Notice the overall shape: the program begins by moving data into the CPU (two LOADs), does its arithmetic in the middle (ADD, then DIV), and ends by moving the result back out to RAM (STORE). That in-compute-out pattern is the skeleton of nearly every computation a CPU performs.

Now You Try

A different program starts with the following RAM contents. The program counter begins at address A0 and all registers are empty.

RAM Address Contents
A0LOAD R1, B0
A1LOAD R2, B1
A2ADD R3, R1, R2
A3STORE R3, B2
B030
B115
B2???

Trace the FDE cycle for each of the four instructions. For each one, identify what happens at the Fetch, Decode, and Execute stages, and what data movement occurs. What value ends up at RAM address B2 when the program finishes?

Show Answer

Instruction 1 — LOAD R1, B0
Fetch: RAM[A0] → IR. PC advances to A1.
Decode: CU identifies a LOAD; copy RAM[B0] into R1.
Execute: RAM[B0] → R1. R1 = 30.

Instruction 2 — LOAD R2, B1
Fetch: RAM[A1] → IR. PC advances to A2.
Decode: CU identifies a LOAD; copy RAM[B1] into R2.
Execute: RAM[B1] → R2. R2 = 15.

Instruction 3 — ADD R3, R1, R2
Fetch: RAM[A2] → IR. PC advances to A3.
Decode: CU identifies an ADD; send R1 and R2 to the ALU, result into R3.
Execute: R1 + R2 = 30 + 15 = 45. R3 = 45.

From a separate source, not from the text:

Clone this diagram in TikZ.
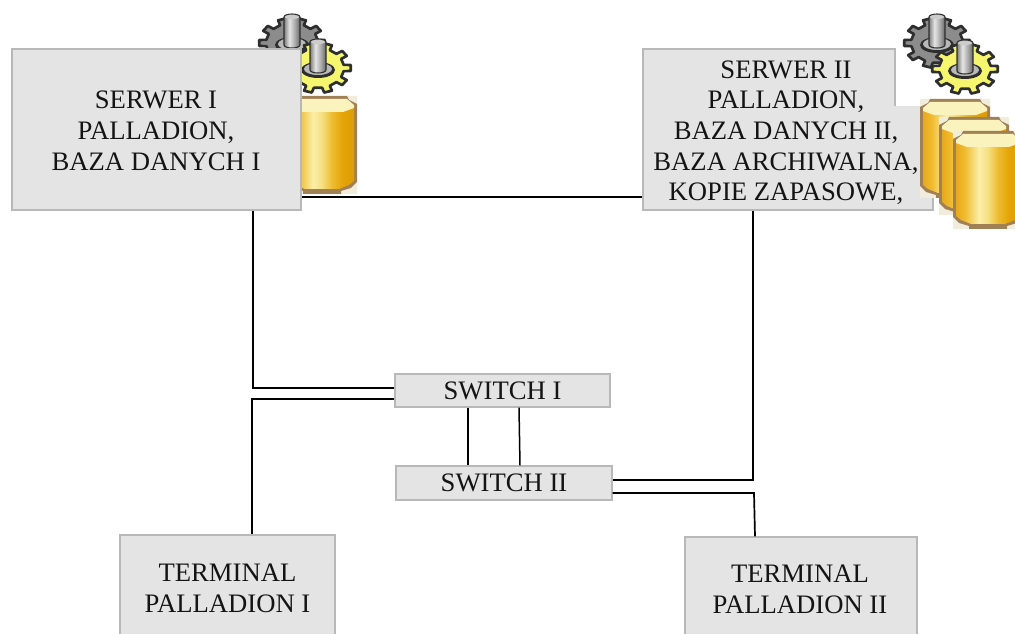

Instruction 4 — STORE R3, B2
Fetch: RAM[A3] → IR. PC advances to A4.
Decode: CU identifies a STORE; copy R3 into RAM[B2].
Execute: R3 → RAM[B2]. RAM[B2] = 45.

Final answer: RAM address B2 holds 45. This program loaded two values (30 and 15), added them, and stored the sum. ✓

What This Means for Your Classroom

You have just done something most people never do: you followed actual data through a CPU, one instruction at a time. The scale in real hardware is vastly larger — billions of instructions per second, billions of transistors — but the logic is the same loop you just traced five times.

For K-12 students, this kind of concrete tracing is often the moment hardware stops being magic and starts making sense. The abstraction of "the computer just does it" gives way to a clearer picture: instructions move, data moves, the CPU follows a disciplined sequence. That is a powerful shift, regardless of grade level.

As you prepare to discuss these ideas with students, consider: which part of this trace felt most surprising or clarifying to you? That reaction is often a good signal about where your students will need the most support.